TASK REQUIREMENTS: Restate, exactly and without pictures, the lines from the start of the listing below through the line holding "digits] (range5) at".

-------- INFORMATION GIVEN

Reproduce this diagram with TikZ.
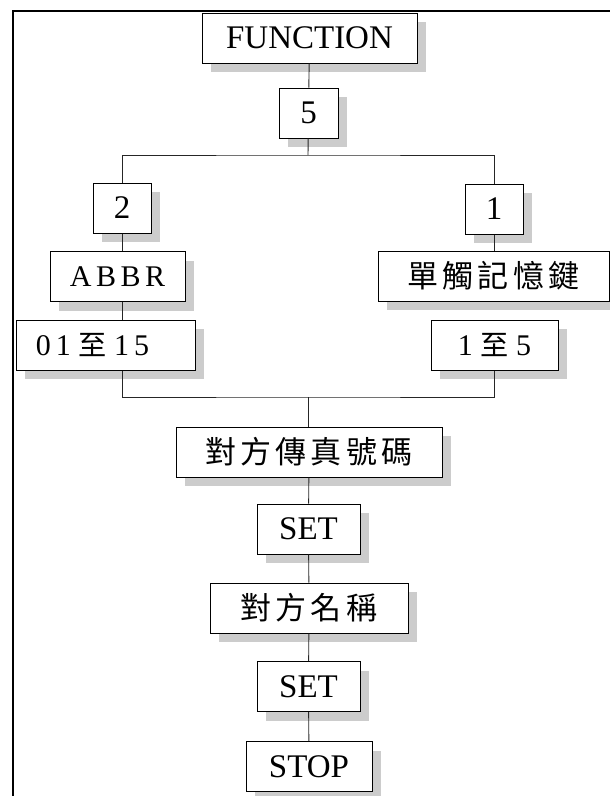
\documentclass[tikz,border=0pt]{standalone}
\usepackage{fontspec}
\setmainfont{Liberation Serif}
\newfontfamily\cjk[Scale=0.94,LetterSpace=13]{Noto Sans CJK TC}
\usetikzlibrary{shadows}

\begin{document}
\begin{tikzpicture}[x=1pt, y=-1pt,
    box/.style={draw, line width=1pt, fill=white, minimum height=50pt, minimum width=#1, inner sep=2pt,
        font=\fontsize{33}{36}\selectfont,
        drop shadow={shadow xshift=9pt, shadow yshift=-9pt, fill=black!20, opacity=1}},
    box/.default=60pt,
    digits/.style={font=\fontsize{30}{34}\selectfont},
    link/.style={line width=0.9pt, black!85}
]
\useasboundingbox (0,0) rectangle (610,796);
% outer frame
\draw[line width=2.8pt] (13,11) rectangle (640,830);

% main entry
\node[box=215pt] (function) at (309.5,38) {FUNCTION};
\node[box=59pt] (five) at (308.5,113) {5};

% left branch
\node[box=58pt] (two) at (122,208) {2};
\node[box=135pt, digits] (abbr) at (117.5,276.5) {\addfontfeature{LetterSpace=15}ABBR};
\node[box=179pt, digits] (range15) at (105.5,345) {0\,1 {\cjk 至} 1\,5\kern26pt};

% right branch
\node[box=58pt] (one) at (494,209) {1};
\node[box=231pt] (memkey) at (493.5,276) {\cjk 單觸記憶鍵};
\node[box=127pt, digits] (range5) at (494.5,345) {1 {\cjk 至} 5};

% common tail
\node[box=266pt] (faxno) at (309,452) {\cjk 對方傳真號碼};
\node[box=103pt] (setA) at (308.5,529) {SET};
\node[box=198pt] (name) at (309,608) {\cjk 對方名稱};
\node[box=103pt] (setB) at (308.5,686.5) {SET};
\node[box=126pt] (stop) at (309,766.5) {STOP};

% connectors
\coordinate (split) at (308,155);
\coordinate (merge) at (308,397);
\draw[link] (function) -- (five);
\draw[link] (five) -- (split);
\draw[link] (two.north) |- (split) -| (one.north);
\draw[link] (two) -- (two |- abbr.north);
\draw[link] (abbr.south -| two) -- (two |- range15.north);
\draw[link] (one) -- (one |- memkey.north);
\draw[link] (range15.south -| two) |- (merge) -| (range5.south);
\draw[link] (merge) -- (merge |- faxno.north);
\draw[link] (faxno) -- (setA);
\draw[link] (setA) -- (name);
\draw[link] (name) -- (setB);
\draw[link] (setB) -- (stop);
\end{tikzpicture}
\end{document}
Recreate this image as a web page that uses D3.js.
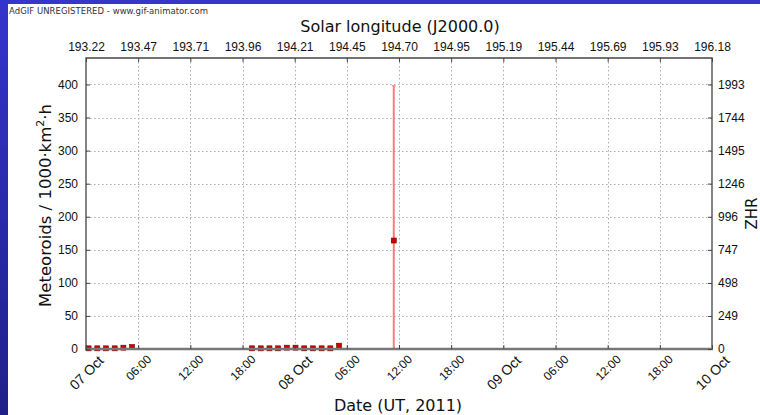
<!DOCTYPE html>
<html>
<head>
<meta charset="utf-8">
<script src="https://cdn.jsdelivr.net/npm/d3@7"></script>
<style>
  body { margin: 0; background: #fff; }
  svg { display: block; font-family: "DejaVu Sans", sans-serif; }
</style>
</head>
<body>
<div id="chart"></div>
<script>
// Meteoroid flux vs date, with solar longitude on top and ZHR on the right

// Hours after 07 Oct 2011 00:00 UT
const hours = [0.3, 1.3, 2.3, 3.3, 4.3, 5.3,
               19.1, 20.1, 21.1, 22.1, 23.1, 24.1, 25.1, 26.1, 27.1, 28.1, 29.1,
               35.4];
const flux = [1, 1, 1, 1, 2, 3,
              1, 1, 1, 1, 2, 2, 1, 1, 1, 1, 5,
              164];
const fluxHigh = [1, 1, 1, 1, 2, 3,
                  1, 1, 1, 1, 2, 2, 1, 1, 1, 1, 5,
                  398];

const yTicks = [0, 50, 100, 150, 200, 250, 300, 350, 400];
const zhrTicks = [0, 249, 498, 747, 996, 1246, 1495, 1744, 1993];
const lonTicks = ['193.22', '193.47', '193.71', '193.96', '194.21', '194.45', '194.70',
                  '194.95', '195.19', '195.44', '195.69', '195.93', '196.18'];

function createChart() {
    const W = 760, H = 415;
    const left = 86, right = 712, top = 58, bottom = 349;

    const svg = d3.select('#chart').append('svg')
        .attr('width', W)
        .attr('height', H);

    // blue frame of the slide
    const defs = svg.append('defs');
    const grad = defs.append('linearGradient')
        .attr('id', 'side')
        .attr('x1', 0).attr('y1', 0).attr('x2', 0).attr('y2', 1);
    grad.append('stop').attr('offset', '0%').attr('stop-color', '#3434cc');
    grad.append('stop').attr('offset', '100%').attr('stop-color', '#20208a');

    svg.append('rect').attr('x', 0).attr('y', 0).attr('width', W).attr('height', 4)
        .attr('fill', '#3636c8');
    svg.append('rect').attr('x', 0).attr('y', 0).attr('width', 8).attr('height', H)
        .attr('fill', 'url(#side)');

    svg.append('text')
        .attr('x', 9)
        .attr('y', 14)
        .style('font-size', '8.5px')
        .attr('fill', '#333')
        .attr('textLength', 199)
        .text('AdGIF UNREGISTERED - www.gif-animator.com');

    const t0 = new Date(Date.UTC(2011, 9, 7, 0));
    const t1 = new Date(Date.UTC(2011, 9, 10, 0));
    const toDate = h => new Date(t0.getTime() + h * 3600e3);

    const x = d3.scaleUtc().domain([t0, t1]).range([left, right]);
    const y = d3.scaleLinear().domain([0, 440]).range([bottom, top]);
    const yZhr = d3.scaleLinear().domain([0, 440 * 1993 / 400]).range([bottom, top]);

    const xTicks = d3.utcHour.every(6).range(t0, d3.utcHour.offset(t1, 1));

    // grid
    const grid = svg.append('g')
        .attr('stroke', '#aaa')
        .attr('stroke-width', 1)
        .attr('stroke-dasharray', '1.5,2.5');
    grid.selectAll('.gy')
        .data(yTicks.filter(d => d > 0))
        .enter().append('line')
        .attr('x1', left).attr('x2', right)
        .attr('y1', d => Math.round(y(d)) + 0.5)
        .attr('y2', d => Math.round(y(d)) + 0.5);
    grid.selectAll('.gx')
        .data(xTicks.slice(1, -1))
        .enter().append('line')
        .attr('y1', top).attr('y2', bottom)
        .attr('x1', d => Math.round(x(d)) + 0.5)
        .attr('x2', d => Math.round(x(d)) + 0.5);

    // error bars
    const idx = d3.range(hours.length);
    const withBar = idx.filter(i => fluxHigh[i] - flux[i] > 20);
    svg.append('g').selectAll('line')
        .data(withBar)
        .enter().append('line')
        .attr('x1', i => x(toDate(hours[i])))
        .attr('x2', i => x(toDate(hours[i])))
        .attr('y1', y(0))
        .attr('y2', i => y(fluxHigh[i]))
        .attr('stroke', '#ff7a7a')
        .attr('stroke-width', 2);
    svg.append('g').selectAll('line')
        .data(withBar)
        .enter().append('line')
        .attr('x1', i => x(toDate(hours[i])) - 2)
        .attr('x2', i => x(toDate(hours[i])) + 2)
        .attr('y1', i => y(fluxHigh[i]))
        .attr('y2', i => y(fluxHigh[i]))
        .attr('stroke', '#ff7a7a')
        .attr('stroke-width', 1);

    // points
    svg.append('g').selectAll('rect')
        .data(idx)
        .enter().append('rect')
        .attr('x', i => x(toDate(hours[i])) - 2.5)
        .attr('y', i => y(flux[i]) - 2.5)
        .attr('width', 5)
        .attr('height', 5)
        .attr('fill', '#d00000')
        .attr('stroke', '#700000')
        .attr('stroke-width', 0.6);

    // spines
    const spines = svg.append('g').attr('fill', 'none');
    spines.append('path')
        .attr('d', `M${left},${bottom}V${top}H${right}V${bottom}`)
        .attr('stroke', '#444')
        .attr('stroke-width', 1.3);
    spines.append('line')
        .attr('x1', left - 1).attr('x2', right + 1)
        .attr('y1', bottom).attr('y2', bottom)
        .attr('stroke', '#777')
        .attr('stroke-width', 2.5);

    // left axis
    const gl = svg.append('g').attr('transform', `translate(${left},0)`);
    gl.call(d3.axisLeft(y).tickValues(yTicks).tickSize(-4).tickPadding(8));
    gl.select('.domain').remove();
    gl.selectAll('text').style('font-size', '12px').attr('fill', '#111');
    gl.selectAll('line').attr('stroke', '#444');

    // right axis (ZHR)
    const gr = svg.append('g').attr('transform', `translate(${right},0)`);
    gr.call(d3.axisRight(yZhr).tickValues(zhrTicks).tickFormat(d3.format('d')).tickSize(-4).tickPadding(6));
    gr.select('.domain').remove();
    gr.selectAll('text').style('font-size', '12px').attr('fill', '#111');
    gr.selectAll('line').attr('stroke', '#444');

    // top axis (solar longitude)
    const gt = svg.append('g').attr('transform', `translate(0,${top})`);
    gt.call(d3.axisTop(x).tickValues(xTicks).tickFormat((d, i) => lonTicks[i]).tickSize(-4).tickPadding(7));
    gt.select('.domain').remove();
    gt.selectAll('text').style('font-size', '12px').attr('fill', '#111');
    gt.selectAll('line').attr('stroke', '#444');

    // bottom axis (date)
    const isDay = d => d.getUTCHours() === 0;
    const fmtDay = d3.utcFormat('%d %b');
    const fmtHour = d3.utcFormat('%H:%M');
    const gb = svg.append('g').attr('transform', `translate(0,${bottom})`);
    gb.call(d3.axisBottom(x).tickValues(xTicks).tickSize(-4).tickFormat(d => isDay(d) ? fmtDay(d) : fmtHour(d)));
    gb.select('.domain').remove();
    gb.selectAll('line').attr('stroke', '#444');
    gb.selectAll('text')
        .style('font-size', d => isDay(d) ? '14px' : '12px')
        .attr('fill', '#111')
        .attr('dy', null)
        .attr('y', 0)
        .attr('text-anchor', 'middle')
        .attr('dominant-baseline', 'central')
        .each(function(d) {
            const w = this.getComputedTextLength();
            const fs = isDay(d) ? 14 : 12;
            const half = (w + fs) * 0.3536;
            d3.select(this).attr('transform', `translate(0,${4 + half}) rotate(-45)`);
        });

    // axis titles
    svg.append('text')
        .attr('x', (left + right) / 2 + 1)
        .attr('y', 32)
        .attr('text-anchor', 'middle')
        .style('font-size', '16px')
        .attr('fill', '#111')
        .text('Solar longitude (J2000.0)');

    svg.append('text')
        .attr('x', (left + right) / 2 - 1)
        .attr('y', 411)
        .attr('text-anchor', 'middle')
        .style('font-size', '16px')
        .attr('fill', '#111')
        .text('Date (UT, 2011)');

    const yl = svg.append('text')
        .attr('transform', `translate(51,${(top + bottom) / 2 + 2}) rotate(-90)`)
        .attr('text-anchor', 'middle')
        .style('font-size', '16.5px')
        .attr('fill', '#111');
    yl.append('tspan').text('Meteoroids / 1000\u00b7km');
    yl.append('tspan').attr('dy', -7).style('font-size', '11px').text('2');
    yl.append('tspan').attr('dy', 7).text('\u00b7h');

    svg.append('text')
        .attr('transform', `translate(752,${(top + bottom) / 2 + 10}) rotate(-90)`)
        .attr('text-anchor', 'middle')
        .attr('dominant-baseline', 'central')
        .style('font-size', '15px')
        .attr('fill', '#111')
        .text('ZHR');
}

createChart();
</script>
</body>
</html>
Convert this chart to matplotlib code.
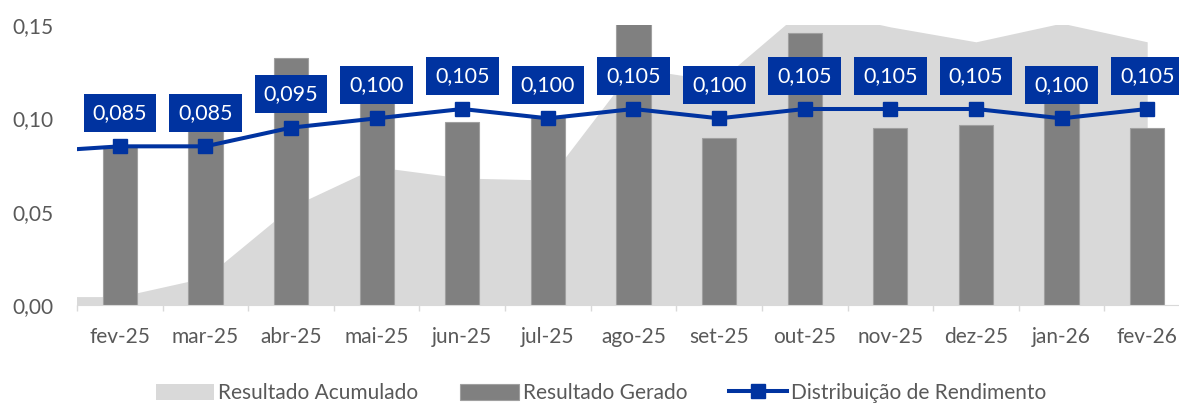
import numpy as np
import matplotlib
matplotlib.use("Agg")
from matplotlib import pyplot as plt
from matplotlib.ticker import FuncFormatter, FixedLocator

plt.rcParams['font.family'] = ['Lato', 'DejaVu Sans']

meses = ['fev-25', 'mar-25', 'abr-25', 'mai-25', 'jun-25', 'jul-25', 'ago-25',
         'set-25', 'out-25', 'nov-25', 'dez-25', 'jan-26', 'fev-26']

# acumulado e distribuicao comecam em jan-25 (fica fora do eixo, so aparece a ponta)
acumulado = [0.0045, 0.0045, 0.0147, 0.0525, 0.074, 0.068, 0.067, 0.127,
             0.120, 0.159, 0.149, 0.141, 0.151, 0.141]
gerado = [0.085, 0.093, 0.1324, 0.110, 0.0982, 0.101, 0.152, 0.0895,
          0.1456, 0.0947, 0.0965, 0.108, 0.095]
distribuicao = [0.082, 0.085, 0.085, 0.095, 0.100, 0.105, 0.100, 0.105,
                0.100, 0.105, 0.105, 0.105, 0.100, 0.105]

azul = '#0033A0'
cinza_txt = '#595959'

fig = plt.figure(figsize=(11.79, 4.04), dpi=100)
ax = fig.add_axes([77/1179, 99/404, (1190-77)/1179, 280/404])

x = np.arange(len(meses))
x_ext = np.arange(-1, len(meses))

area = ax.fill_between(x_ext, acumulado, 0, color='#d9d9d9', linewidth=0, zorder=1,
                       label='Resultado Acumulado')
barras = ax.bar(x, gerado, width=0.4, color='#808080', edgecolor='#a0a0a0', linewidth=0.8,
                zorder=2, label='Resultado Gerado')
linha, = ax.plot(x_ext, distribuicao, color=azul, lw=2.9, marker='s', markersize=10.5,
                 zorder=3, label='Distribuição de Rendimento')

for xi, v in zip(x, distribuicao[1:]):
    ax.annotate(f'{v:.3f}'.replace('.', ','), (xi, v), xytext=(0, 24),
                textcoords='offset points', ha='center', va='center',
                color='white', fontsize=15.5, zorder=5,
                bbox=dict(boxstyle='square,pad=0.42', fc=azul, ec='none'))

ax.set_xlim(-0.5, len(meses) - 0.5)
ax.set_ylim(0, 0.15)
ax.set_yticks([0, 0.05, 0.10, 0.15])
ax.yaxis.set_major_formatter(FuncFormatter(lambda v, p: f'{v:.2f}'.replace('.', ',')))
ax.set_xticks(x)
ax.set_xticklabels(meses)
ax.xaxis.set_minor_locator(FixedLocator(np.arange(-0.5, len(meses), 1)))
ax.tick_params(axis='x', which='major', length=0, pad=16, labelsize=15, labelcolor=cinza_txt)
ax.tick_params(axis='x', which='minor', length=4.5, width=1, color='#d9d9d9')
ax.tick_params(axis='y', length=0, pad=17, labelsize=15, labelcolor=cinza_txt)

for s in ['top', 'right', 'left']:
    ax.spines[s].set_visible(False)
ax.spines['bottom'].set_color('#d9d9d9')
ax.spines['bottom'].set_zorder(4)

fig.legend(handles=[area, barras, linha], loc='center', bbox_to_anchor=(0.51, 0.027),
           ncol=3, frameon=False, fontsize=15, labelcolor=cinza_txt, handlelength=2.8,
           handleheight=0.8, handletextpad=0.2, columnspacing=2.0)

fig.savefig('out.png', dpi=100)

----------------

RESULT:
Reproduce this diagram with TikZ.
\documentclass[tikz,border=0pt]{standalone}
\usepackage{fontspec}
\setmainfont{Liberation Serif}
\newfontfamily\cjk[Scale=0.94,LetterSpace=13]{Noto Sans CJK TC}
\usetikzlibrary{shadows}

\begin{document}
\begin{tikzpicture}[x=1pt, y=-1pt,
    box/.style={draw, line width=1pt, fill=white, minimum height=50pt, minimum width=#1, inner sep=2pt,
        font=\fontsize{33}{36}\selectfont,
        drop shadow={shadow xshift=9pt, shadow yshift=-9pt, fill=black!20, opacity=1}},
    box/.default=60pt,
    digits/.style={font=\fontsize{30}{34}\selectfont},
    link/.style={line width=0.9pt, black!85}
]
\useasboundingbox (0,0) rectangle (610,796);
% outer frame
\draw[line width=2.8pt] (13,11) rectangle (640,830);

% main entry
\node[box=215pt] (function) at (309.5,38) {FUNCTION};
\node[box=59pt] (five) at (308.5,113) {5};

% left branch
\node[box=58pt] (two) at (122,208) {2};
\node[box=135pt, digits] (abbr) at (117.5,276.5) {\addfontfeature{LetterSpace=15}ABBR};
\node[box=179pt, digits] (range15) at (105.5,345) {0\,1 {\cjk 至} 1\,5\kern26pt};

% right branch
\node[box=58pt] (one) at (494,209) {1};
\node[box=231pt] (memkey) at (493.5,276) {\cjk 單觸記憶鍵};
\node[box=127pt, digits] (range5) at (494.5,345) {1 {\cjk 至} 5};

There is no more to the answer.